Work to do
Quote the listing below in full and exactly as written, but omit every picture.
______
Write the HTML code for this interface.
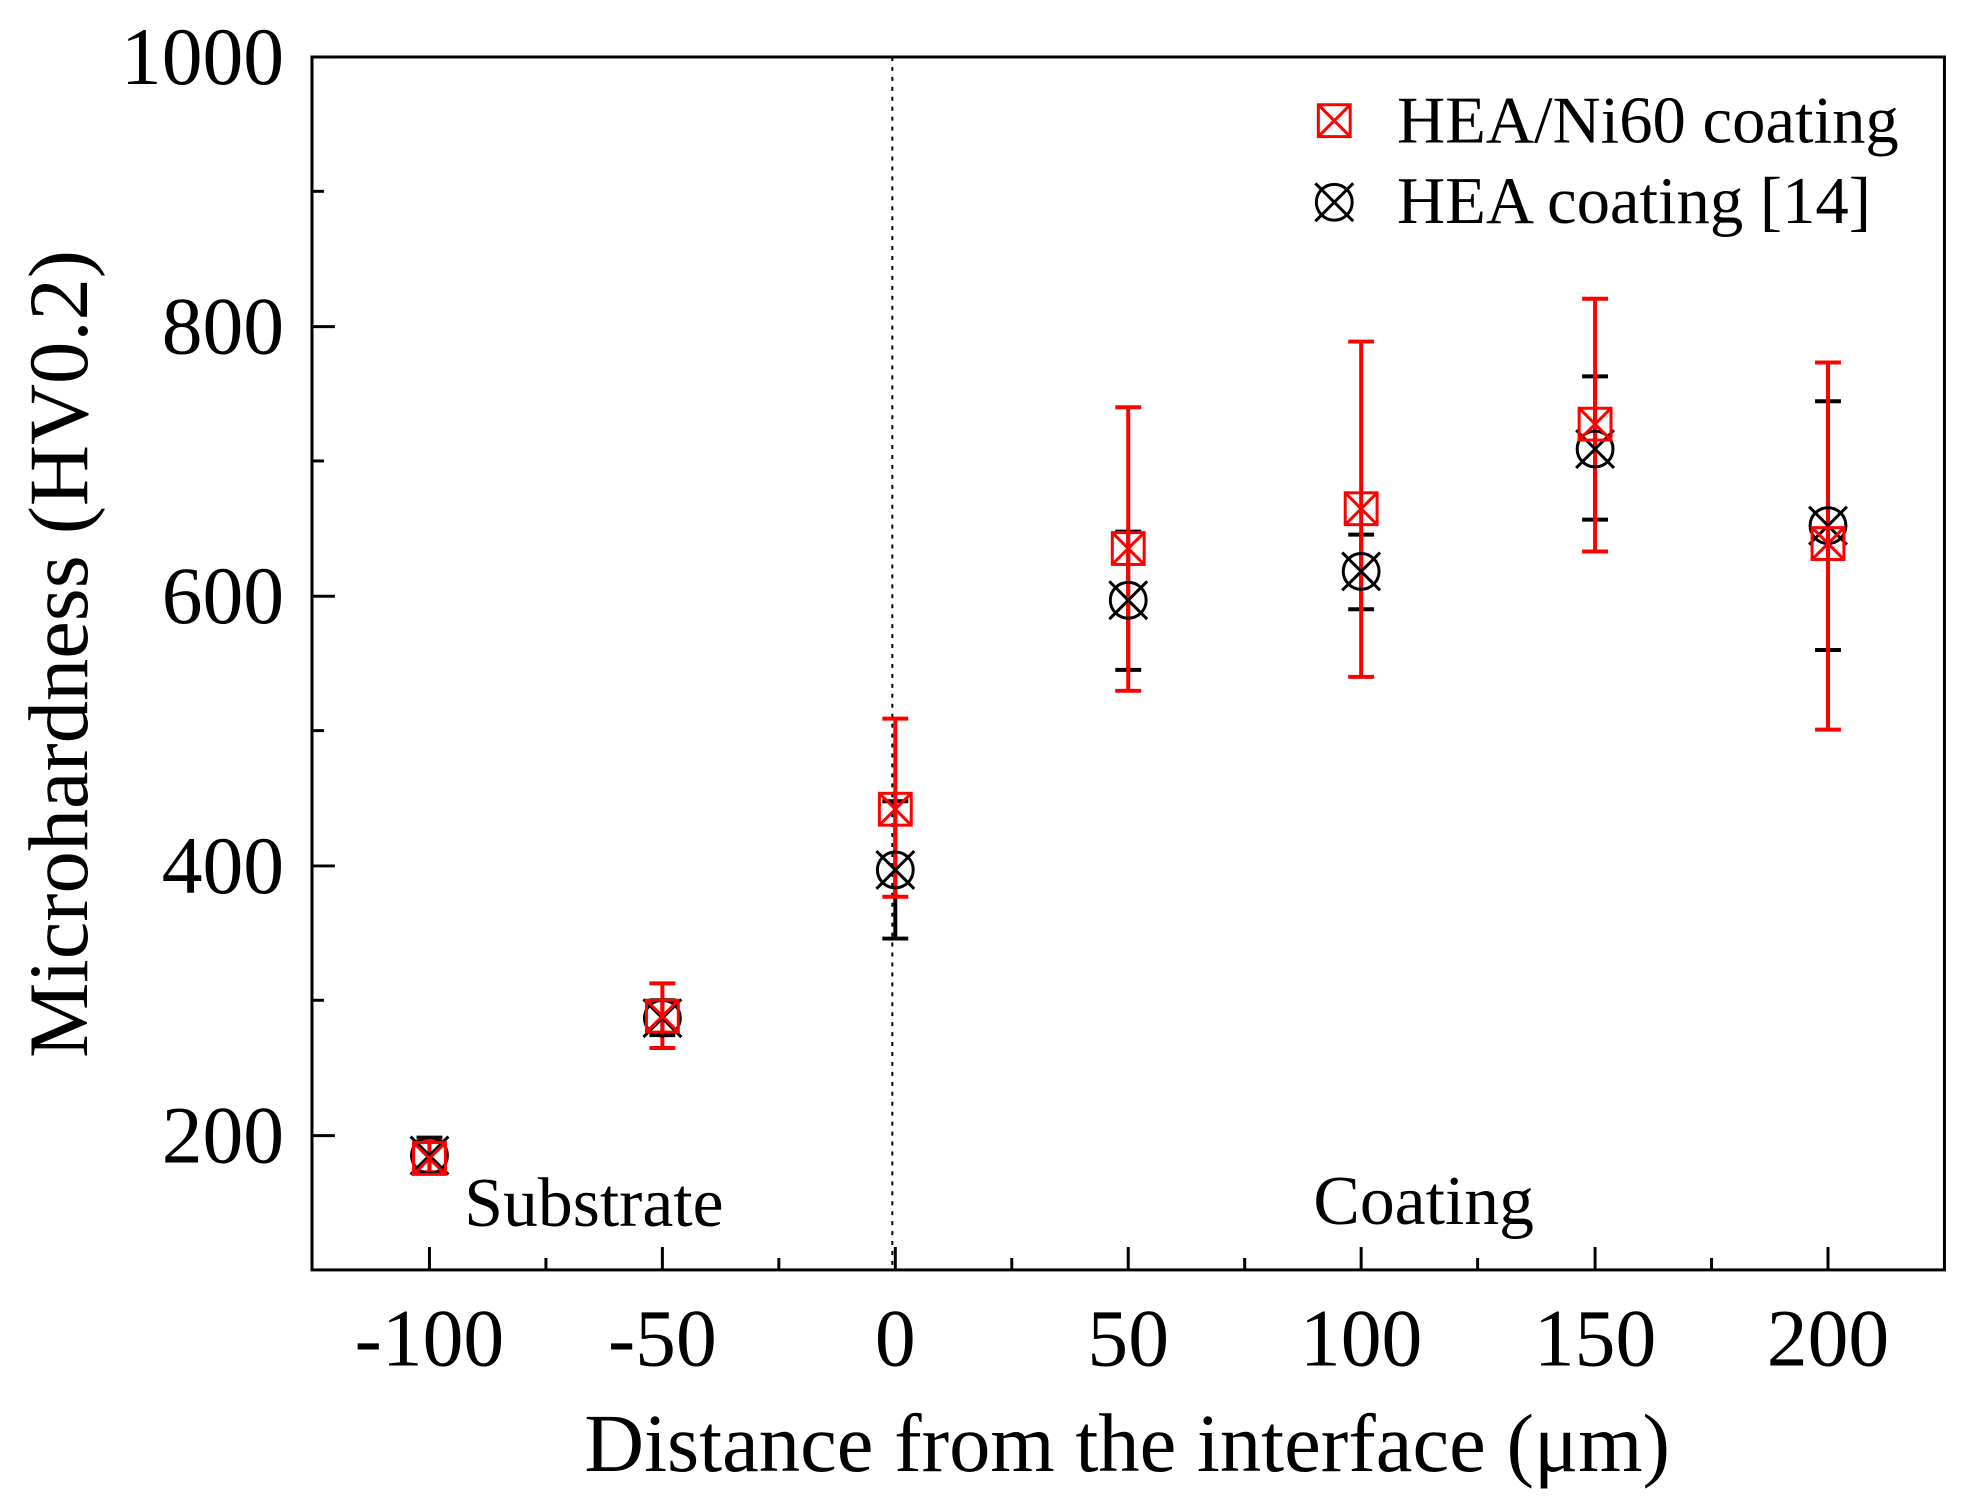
<!DOCTYPE html>
<html><head><meta charset="utf-8"><style>
html,body{margin:0;padding:0;background:#fff;}
svg{display:block;font-family:"Liberation Serif",serif;}
</style></head><body>
<svg width="1971" height="1512" viewBox="0 0 1971 1512" xmlns="http://www.w3.org/2000/svg">
<rect width="1971" height="1512" fill="#fff"/>
<g transform="translate(312,57) scale(0.9954,0.995) translate(-312,-57)">
<line x1="895" y1="57" x2="895" y2="1276" stroke="#000" stroke-width="2" stroke-dasharray="4,6"/>
<rect x="312" y="57" width="1640" height="1219" fill="none" stroke="#000" stroke-width="3"/>
<g stroke="#000" stroke-width="3">
<line x1="312" y1="57" x2="335" y2="57"/>
<line x1="312" y1="192" x2="324" y2="192"/>
<line x1="312" y1="328" x2="335" y2="328"/>
<line x1="312" y1="463" x2="324" y2="463"/>
<line x1="312" y1="599" x2="335" y2="599"/>
<line x1="312" y1="734" x2="324" y2="734"/>
<line x1="312" y1="870" x2="335" y2="870"/>
<line x1="312" y1="1005" x2="324" y2="1005"/>
<line x1="312" y1="1141" x2="335" y2="1141"/>
<line x1="430" y1="1276" x2="430" y2="1253"/>
<line x1="547" y1="1276" x2="547" y2="1264"/>
<line x1="664" y1="1276" x2="664" y2="1253"/>
<line x1="781" y1="1276" x2="781" y2="1264"/>
<line x1="898" y1="1276" x2="898" y2="1253"/>
<line x1="1015" y1="1276" x2="1015" y2="1264"/>
<line x1="1132" y1="1276" x2="1132" y2="1253"/>
<line x1="1249" y1="1276" x2="1249" y2="1264"/>
<line x1="1366" y1="1276" x2="1366" y2="1253"/>
<line x1="1483" y1="1276" x2="1483" y2="1264"/>
<line x1="1601" y1="1276" x2="1601" y2="1253"/>
<line x1="1718" y1="1276" x2="1718" y2="1264"/>
<line x1="1835" y1="1276" x2="1835" y2="1253"/>
</g>
<g font-size="82" text-anchor="end" fill="#000">
<text x="284" y="84">1000</text>
<text x="284" y="355">800</text>
<text x="284" y="626">600</text>
<text x="284" y="897">400</text>
<text x="284" y="1168">200</text>
</g>
<g font-size="82" text-anchor="middle" fill="#000">
<text x="430" y="1372">-100</text>
<text x="664" y="1372">-50</text>
<text x="898" y="1372">0</text>
<text x="1132" y="1372">50</text>
<text x="1366" y="1372">100</text>
<text x="1601" y="1372">150</text>
<text x="1835" y="1372">200</text>
</g>
<text x="1131" y="1478" font-size="83" text-anchor="middle">Distance from the interface (μm)</text>
<text transform="translate(86,657) rotate(-90)" font-size="85" text-anchor="middle">Microhardness (HV0.2)</text>
<text x="465" y="1232" font-size="70">Substrate</text>
<text x="1318" y="1230" font-size="70">Coating</text>

<g stroke="#000" stroke-width="4" fill="none">
<path d="M430 1178V1143M417 1178H443M417 1143H443"/>
<path d="M664 1040V1005M651 1040H677M651 1005H677"/>
<path d="M898 943V805M885 943H911M885 805H911"/>
<path d="M1132 673V534M1119 673H1145M1119 534H1145"/>
<path d="M1366 612V537M1353 612H1379M1353 537H1379"/>
<path d="M1601 522V378M1588 522H1614M1588 378H1614"/>
<path d="M1835 653V403M1822 653H1848M1822 403H1848"/>
</g>
<g stroke="#ff0000" stroke-width="4" fill="none">
<path d="M430 1178V1146M417 1178H443M417 1146H443"/>
<path d="M664 1053V988M651 1053H677M651 988H677"/>
<path d="M898 901V722M885 901H911M885 722H911"/>
<path d="M1132 694V409M1119 694H1145M1119 409H1145"/>
<path d="M1366 680V343M1353 680H1379M1353 343H1379"/>
<path d="M1601 554V300M1588 554H1614M1588 300H1614"/>
<path d="M1835 733V364M1822 733H1848M1822 364H1848"/>
</g>
<g stroke="#000" stroke-width="3" fill="none">
<g transform="translate(430,1161)"><circle r="18"/><path d="M-19 -19L19 19M-19 19L19 -19"/></g>
<g transform="translate(664,1023)"><circle r="18"/><path d="M-19 -19L19 19M-19 19L19 -19"/></g>
<g transform="translate(898,874)"><circle r="18"/><path d="M-19 -19L19 19M-19 19L19 -19"/></g>
<g transform="translate(1132,603)"><circle r="18"/><path d="M-19 -19L19 19M-19 19L19 -19"/></g>
<g transform="translate(1366,574)"><circle r="18"/><path d="M-19 -19L19 19M-19 19L19 -19"/></g>
<g transform="translate(1601,451)"><circle r="18"/><path d="M-19 -19L19 19M-19 19L19 -19"/></g>
<g transform="translate(1835,528)"><circle r="18"/><path d="M-19 -19L19 19M-19 19L19 -19"/></g>
<g transform="translate(1339,203)"><circle r="18"/><path d="M-19 -19L19 19M-19 19L19 -19"/></g>
</g>
<g stroke="#ff0000" stroke-width="3" fill="none">
<g transform="translate(430,1164)"><rect x="-16" y="-16" width="32" height="32"/><path d="M-16 -16L16 16M-16 16L16 -16"/></g>
<g transform="translate(664,1021)"><rect x="-16" y="-16" width="32" height="32"/><path d="M-16 -16L16 16M-16 16L16 -16"/></g>
<g transform="translate(898,813)"><rect x="-16" y="-16" width="32" height="32"/><path d="M-16 -16L16 16M-16 16L16 -16"/></g>
<g transform="translate(1132,551)"><rect x="-16" y="-16" width="32" height="32"/><path d="M-16 -16L16 16M-16 16L16 -16"/></g>
<g transform="translate(1366,511)"><rect x="-16" y="-16" width="32" height="32"/><path d="M-16 -16L16 16M-16 16L16 -16"/></g>
<g transform="translate(1601,426)"><rect x="-16" y="-16" width="32" height="32"/><path d="M-16 -16L16 16M-16 16L16 -16"/></g>
<g transform="translate(1835,546)"><rect x="-16" y="-16" width="32" height="32"/><path d="M-16 -16L16 16M-16 16L16 -16"/></g>
<g transform="translate(1339,121)"><rect x="-16" y="-16" width="32" height="32"/><path d="M-16 -16L16 16M-16 16L16 -16"/></g>
</g>
<text x="1402" y="143" font-size="67">HEA/Ni60 coating</text>
<text x="1402" y="224" font-size="67">HEA coating [14]</text>
</g>
</svg>
</body></html>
______
Solution for this exercise
Write the HTML code for this interface.
<!DOCTYPE html>
<html><head><meta charset="utf-8"><style>
html,body{margin:0;padding:0;background:#fff;}
svg{display:block;font-family:"Liberation Serif",serif;}
</style></head><body>
<svg width="1971" height="1512" viewBox="0 0 1971 1512" xmlns="http://www.w3.org/2000/svg">
<rect width="1971" height="1512" fill="#fff"/>
<g transform="translate(312,57) scale(0.9954,0.995) translate(-312,-57)">
<line x1="895" y1="57" x2="895" y2="1276" stroke="#000" stroke-width="2" stroke-dasharray="4,6"/>
<rect x="312" y="57" width="1640" height="1219" fill="none" stroke="#000" stroke-width="3"/>
<g stroke="#000" stroke-width="3">
<line x1="312" y1="57" x2="335" y2="57"/>
<line x1="312" y1="192" x2="324" y2="192"/>
<line x1="312" y1="328" x2="335" y2="328"/>
<line x1="312" y1="463" x2="324" y2="463"/>
<line x1="312" y1="599" x2="335" y2="599"/>
<line x1="312" y1="734" x2="324" y2="734"/>
<line x1="312" y1="870" x2="335" y2="870"/>
<line x1="312" y1="1005" x2="324" y2="1005"/>
<line x1="312" y1="1141" x2="335" y2="1141"/>
<line x1="430" y1="1276" x2="430" y2="1253"/>
<line x1="547" y1="1276" x2="547" y2="1264"/>
<line x1="664" y1="1276" x2="664" y2="1253"/>
<line x1="781" y1="1276" x2="781" y2="1264"/>
<line x1="898" y1="1276" x2="898" y2="1253"/>
<line x1="1015" y1="1276" x2="1015" y2="1264"/>
<line x1="1132" y1="1276" x2="1132" y2="1253"/>
<line x1="1249" y1="1276" x2="1249" y2="1264"/>
<line x1="1366" y1="1276" x2="1366" y2="1253"/>
<line x1="1483" y1="1276" x2="1483" y2="1264"/>
<line x1="1601" y1="1276" x2="1601" y2="1253"/>
<line x1="1718" y1="1276" x2="1718" y2="1264"/>
<line x1="1835" y1="1276" x2="1835" y2="1253"/>
</g>
<g font-size="82" text-anchor="end" fill="#000">
<text x="284" y="84">1000</text>
<text x="284" y="355">800</text>
<text x="284" y="626">600</text>
<text x="284" y="897">400</text>
<text x="284" y="1168">200</text>
</g>
<g font-size="82" text-anchor="middle" fill="#000">
<text x="430" y="1372">-100</text>
<text x="664" y="1372">-50</text>
<text x="898" y="1372">0</text>
<text x="1132" y="1372">50</text>
<text x="1366" y="1372">100</text>
<text x="1601" y="1372">150</text>
<text x="1835" y="1372">200</text>
</g>
<text x="1131" y="1478" font-size="83" text-anchor="middle">Distance from the interface (μm)</text>
<text transform="translate(86,657) rotate(-90)" font-size="85" text-anchor="middle">Microhardness (HV0.2)</text>
<text x="465" y="1232" font-size="70">Substrate</text>
<text x="1318" y="1230" font-size="70">Coating</text>

<g stroke="#000" stroke-width="4" fill="none">
<path d="M430 1178V1143M417 1178H443M417 1143H443"/>
<path d="M664 1040V1005M651 1040H677M651 1005H677"/>
<path d="M898 943V805M885 943H911M885 805H911"/>
<path d="M1132 673V534M1119 673H1145M1119 534H1145"/>
<path d="M1366 612V537M1353 612H1379M1353 537H1379"/>
<path d="M1601 522V378M1588 522H1614M1588 378H1614"/>
<path d="M1835 653V403M1822 653H1848M1822 403H1848"/>
</g>
<g stroke="#ff0000" stroke-width="4" fill="none">
<path d="M430 1178V1146M417 1178H443M417 1146H443"/>
<path d="M664 1053V988M651 1053H677M651 988H677"/>
<path d="M898 901V722M885 901H911M885 722H911"/>
<path d="M1132 694V409M1119 694H1145M1119 409H1145"/>
<path d="M1366 680V343M1353 680H1379M1353 343H1379"/>
<path d="M1601 554V300M1588 554H1614M1588 300H1614"/>
<path d="M1835 733V364M1822 733H1848M1822 364H1848"/>
</g>
<g stroke="#000" stroke-width="3" fill="none">
<g transform="translate(430,1161)"><circle r="18"/><path d="M-19 -19L19 19M-19 19L19 -19"/></g>
<g transform="translate(664,1023)"><circle r="18"/><path d="M-19 -19L19 19M-19 19L19 -19"/></g>
<g transform="translate(898,874)"><circle r="18"/><path d="M-19 -19L19 19M-19 19L19 -19"/></g>
<g transform="translate(1132,603)"><circle r="18"/><path d="M-19 -19L19 19M-19 19L19 -19"/></g>
<g transform="translate(1366,574)"><circle r="18"/><path d="M-19 -19L19 19M-19 19L19 -19"/></g>
<g transform="translate(1601,451)"><circle r="18"/><path d="M-19 -19L19 19M-19 19L19 -19"/></g>
<g transform="translate(1835,528)"><circle r="18"/><path d="M-19 -19L19 19M-19 19L19 -19"/></g>
<g transform="translate(1339,203)"><circle r="18"/><path d="M-19 -19L19 19M-19 19L19 -19"/></g>
</g>
<g stroke="#ff0000" stroke-width="3" fill="none">
<g transform="translate(430,1164)"><rect x="-16" y="-16" width="32" height="32"/><path d="M-16 -16L16 16M-16 16L16 -16"/></g>
<g transform="translate(664,1021)"><rect x="-16" y="-16" width="32" height="32"/><path d="M-16 -16L16 16M-16 16L16 -16"/></g>
<g transform="translate(898,813)"><rect x="-16" y="-16" width="32" height="32"/><path d="M-16 -16L16 16M-16 16L16 -16"/></g>
<g transform="translate(1132,551)"><rect x="-16" y="-16" width="32" height="32"/><path d="M-16 -16L16 16M-16 16L16 -16"/></g>
<g transform="translate(1366,511)"><rect x="-16" y="-16" width="32" height="32"/><path d="M-16 -16L16 16M-16 16L16 -16"/></g>
<g transform="translate(1601,426)"><rect x="-16" y="-16" width="32" height="32"/><path d="M-16 -16L16 16M-16 16L16 -16"/></g>
<g transform="translate(1835,546)"><rect x="-16" y="-16" width="32" height="32"/><path d="M-16 -16L16 16M-16 16L16 -16"/></g>
<g transform="translate(1339,121)"><rect x="-16" y="-16" width="32" height="32"/><path d="M-16 -16L16 16M-16 16L16 -16"/></g>
</g>
<text x="1402" y="143" font-size="67">HEA/Ni60 coating</text>
<text x="1402" y="224" font-size="67">HEA coating [14]</text>
</g>
</svg>
</body></html>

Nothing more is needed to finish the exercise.